Quarta versão: Afirmam os mais antigos brincantes do Boi bumbá Garantido que os irmãos Cid sabiam que Emídio Vieira era abstêmio, mas naquela noite, com jeitinho não apenas o convenceram a beber, mas o fizeram embriagado. Provocaram-no e, assim, bêbado, ele teria feito aquele panavueiro todo. Então, quando desmoralizado perante o povo do Bairro da Francesa lhe tomaram o Boi. E concluem: “Eles tomaram na marra, foi roubo, mesmo, eles roubaram o Boi Galante do Velho Tracajá…”
Quinta versão. De acordo com Tomás Cid, filho de Pedro Cid, um dos fundadores do Boi Caprichoso, na reunião para a sua fundação que aconteceu em outubro de 1926 se encontrava Antônio Arigó, cidadão nordestino residente em Manaus que todos os anos, no mês de junho, descia até Parintins para brincar o fenômeno boi bumbá e foi dele a sugestão do nome para o novo bumbá.
Em meio a discussão e acrescente-se acirrada ele teria dito: “Então, amigos, se já existe um Boi Garantido, aqui, em Parintins, porque não fundar um Boi Caprichoso?” e prosseguiu dizendo que os nomes de boi bumbá, “Garantido ou Caprichoso, existiam desde o Nordeste pós Amazônia Colonial; Garantido, como forma de pagamento de promessa a São João; Caprichoso, boi descompromissado com qualquer santo”. Sugestão aceita, estava então fundado o Boi bumbá Caprichoso.
Subentende-se no discurso de Antônio Arigó que os nomes, Boi Garantido e Boi Caprichoso, há muito que existiam na história da cultura do boi enquanto fenômeno ou forma de expressão.

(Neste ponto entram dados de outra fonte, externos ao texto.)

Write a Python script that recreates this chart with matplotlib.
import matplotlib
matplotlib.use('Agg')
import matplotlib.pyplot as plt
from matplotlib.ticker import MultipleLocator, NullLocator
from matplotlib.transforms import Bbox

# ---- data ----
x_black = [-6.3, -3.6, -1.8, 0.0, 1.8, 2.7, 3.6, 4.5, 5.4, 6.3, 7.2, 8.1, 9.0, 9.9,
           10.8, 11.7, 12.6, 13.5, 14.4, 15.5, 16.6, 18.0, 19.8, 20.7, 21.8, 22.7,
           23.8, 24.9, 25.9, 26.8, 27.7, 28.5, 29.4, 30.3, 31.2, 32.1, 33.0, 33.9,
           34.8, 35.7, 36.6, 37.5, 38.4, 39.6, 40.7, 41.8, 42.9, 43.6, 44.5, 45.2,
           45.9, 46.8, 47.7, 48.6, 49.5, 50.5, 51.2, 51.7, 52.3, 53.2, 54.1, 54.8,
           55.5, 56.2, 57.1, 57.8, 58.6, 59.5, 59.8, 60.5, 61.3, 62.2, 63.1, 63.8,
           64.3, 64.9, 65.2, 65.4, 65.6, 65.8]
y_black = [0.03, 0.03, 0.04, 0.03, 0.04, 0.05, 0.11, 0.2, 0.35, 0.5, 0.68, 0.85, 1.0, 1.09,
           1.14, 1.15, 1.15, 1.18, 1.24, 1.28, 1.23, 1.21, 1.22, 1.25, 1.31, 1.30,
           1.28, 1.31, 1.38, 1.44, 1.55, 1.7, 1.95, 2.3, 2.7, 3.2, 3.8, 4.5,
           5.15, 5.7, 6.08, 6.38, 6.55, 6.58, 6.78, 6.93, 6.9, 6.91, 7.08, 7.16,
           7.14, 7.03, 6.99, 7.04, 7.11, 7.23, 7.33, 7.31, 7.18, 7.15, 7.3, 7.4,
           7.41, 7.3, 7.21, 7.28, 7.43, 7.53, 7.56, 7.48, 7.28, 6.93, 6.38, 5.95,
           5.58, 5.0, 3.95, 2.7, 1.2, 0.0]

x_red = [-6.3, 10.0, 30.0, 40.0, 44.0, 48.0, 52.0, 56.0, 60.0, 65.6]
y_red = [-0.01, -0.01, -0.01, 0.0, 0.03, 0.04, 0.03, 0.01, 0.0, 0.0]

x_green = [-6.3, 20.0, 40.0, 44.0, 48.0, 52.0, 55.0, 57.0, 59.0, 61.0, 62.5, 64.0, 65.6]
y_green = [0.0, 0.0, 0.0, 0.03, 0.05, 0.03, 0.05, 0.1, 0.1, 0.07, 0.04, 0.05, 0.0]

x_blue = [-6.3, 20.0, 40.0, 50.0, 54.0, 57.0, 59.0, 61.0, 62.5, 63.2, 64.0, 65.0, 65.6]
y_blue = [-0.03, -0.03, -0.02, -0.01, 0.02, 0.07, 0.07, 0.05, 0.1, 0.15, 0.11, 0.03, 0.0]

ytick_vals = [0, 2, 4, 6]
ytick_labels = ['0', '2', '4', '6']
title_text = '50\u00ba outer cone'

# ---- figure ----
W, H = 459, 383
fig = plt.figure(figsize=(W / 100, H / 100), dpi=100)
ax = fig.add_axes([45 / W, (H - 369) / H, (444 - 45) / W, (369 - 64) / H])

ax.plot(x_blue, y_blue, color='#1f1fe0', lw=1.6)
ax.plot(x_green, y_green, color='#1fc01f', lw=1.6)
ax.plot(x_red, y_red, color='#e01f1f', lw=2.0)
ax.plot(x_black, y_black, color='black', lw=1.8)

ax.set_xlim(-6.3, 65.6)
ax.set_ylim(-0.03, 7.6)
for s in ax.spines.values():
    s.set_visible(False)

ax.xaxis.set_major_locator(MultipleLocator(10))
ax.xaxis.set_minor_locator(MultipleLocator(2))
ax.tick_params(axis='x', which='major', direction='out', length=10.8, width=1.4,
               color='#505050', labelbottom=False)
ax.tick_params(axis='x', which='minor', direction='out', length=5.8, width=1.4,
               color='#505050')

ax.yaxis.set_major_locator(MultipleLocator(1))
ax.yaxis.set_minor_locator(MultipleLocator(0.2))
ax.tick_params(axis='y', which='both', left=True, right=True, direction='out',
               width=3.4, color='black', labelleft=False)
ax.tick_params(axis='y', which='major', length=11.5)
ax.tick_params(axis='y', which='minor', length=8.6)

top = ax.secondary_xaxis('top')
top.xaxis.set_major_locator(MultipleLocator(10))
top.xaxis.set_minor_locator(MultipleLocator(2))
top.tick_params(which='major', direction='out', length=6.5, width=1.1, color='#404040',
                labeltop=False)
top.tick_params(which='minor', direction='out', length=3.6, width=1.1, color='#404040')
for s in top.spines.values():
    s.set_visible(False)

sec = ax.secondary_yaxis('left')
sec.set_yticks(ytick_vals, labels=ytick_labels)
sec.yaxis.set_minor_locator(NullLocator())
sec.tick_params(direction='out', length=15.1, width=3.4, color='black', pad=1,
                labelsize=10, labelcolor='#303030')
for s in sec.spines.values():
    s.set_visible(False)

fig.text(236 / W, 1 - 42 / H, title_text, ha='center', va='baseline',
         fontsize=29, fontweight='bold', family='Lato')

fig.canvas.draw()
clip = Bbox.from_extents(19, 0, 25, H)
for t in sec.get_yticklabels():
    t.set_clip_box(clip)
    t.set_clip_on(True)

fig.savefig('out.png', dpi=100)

É provável que procedam da Península ibérica, de Portugal, mais precisamente porque na Fazenda Itaúna, que pertenceu a João Ferreira Novo, saudoso patriarca português, em Parintins, dentre os seus touros reprodutores de raça um deles se chamava justamente “Garantido”.
Tão querido era aquele touro que, depois que morreu, a carcaça da sua cabeça ornamentava o portão de entrada da Fazenda Itaúna. Segundo consta, quando Lindolfo Monteverde articulava a fundação do Boi bumbá Garantido, a sugestão para o nome do referido bumbá viera da histórica Fazenda Itaúna, em Parintintins, mais precisamente do ilustre patriarca português, João Ferreira Novo. Segundo o saudoso Rui Mendes, a sugestão viera, através do também saudoso Valdir Viana.

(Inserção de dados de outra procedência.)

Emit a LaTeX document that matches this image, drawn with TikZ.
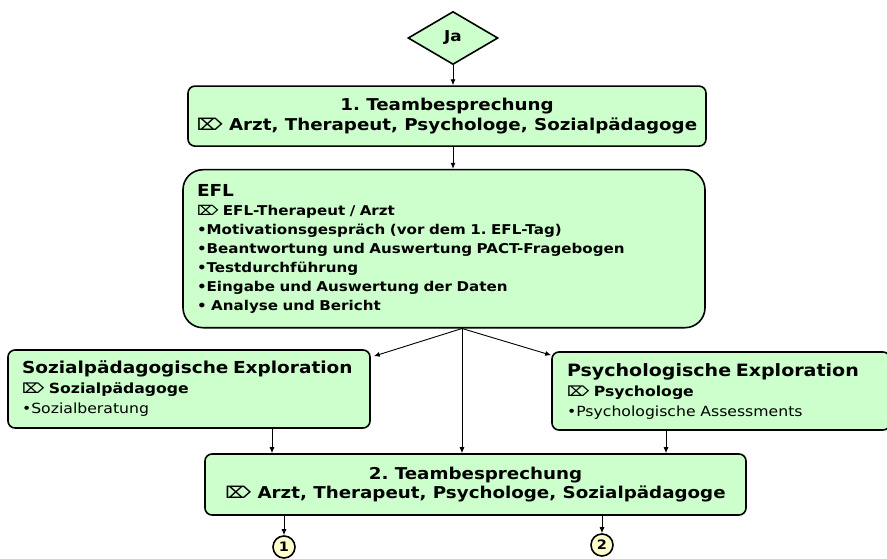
\documentclass[tikz,border=0pt]{standalone}
\usepackage{fontspec}
\setmainfont{DejaVu Sans}[FakeStretch=1.12]
\usetikzlibrary{positioning}
\usetikzlibrary{shapes.geometric,arrows.meta}
\definecolor{boxgreen}{HTML}{CCFFCC}
\definecolor{numyellow}{HTML}{FFFFCC}
\newcommand{\wer}{⌦\ }
\frenchspacing

\begin{document}
\begin{tikzpicture}[x=1pt, y=-1pt,
    box/.style = {draw, line width=1.6pt, fill=boxgreen, rounded corners=7pt},
    arr/.style = {-{Latex[length=6pt,width=5pt]}, line width=0.9pt},
    num/.style = {draw, circle, line width=1.6pt, fill=numyellow, minimum size=22pt, inner sep=0pt, font=\bfseries\fontsize{13}{13}\selectfont}]
  \useasboundingbox (0,0) rectangle (887,559);
  \node[draw, diamond, line width=1.6pt, fill=boxgreen, minimum width=90pt, minimum height=53pt, inner sep=0pt, font=\bfseries\fontsize{15}{15}\selectfont] (ja) at (453,38) {Ja};
  \node[box, below=20pt of ja, xshift=-6pt, minimum width=518pt, minimum height=60pt, align=center, font=\bfseries\fontsize{16.3}{19.5}\selectfont] (team1) {1. Teambesprechung\\ \wer Arzt, Therapeut, Psychologe, Sozialpädagoge};
  \node[box, rounded corners=20pt, below=22pt of team1, xshift=-3pt, text width=494pt, inner xsep=14pt, minimum height=158pt, align=left, font=\bfseries\fontsize{13.5}{19}\selectfont] (efl) {{\fontsize{16.5}{19}\selectfont EFL}\\ \wer EFL-Therapeut / Arzt\\ •Motivationsgespräch (vor dem 1. EFL-Tag)\\ •Beantwortung und Auswertung PACT-Fragebogen\\ •Testdurchführung\\ •Eingabe und Auswertung der Daten\\ • Analyse und Bericht};
  \node[box, text width=334pt, inner xsep=14pt, minimum height=78pt, align=left, font=\fontsize{14}{20}\selectfont] (sozial) at (189,389) {{\bfseries\fontsize{16.5}{20}\selectfont Sozialpädagogische Exploration}\\ {\bfseries \wer Sozialpädagoge}\\ •Sozialberatung};
  \node[box, text width=308pt, inner xsep=15pt, minimum height=78pt, align=left, font=\fontsize{14}{20}\selectfont] (psych) at (721,391) {{\bfseries\fontsize{17}{20}\selectfont Psychologische Exploration}\\ {\bfseries \wer Psychologe}\\ •Psychologische Assessments};
  \node[box, minimum width=541pt, minimum height=61pt, align=center, font=\bfseries\fontsize{16.3}{19.5}\selectfont] (team2) at (475.5,484.5) {2. Teambesprechung\\ \wer Arzt, Therapeut, Psychologe, Sozialpädagoge};
  \node[num] (c1) at (284,547) {1};
  \node[num] (c2) at (602,545) {2};
  \coordinate (fork) at ([xshift=18pt]efl.south);
  \coordinate (sozout) at ([xshift=83pt]sozial.south);
  \coordinate (psyout) at ([xshift=-55pt]psych.south);
  \draw[arr] (ja) -- (ja |- team1.north);
  \draw[arr] (ja |- team1.south) -- (ja |- efl.north);
  \draw[arr] (fork) -- ([xshift=3pt,yshift=-7pt]sozial.north east);
  \draw[arr] (fork) -- ([yshift=-4pt]psych.north west);
  \draw[arr] (fork) -- (fork |- team2.north);
  \draw[arr] (sozout) -- (sozout |- team2.north);
  \draw[arr] (psyout) -- (psyout |- team2.north);
  \draw[arr] (c1 |- team2.south) -- (c1);
  \draw[arr] (c2 |- team2.south) -- (c2);
\end{tikzpicture}
\end{document}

Significa dizer que Antônio Arigó e o sr. João Ferreira Novo tinham conhecimento de que os nomes Garantido e Caprichoso, na cultura do boi enquanto forma de expressão ou de manifestação festiva vieram do outo lado do oceano. Vieram entre os elementos ibéricos e que entrelaçados aos elementos sul-americanos foram utilizados na construção da cultura projetada para as Américas Portuguesas.
Retornando à reunião de fundação do Boi Caprichoso, fato foi que discutida a escolha dos diretamente responsáveis, Pedro Cid, aos 16 anos de idade, foi proclamado chefe e seu irmão, Artur Cid, também conhecido como Feliz Cid e Feliz do Roque, aos 14 anos de idade, foi proclamado amo do boi. Feito assim, em junho do ano seguinte, 1927, o Boi bumbá Caprichoso se apresentava pela primeira vez em Parintins. Esta quinta versão conduz ao entendimento de que o Boi bumbá Caprichoso surgiu enquanto boi mirim. Fato é que entre os notáveis, eis os seus brincantes fundadores:
Pedro Cid;
Nascimento Cid;
Artur Cid;
Luís Gonzaga;
Gito da Maninha;
Antônio bobó (boboí);
Mundinho da Carolina;
Rapaziada do bairro da Francesa.
Convidados especiais:
Lindolfo Monteverde (que levou companheiros);
Antônio Arigó (que desceu de Manaus);
Emídio Souza (e companheiros do Aninga);
Manoel Leocádio (e companheiros do Aninga).
Fonte: TENÓRIO, Basílio, 2016, p. 87/88.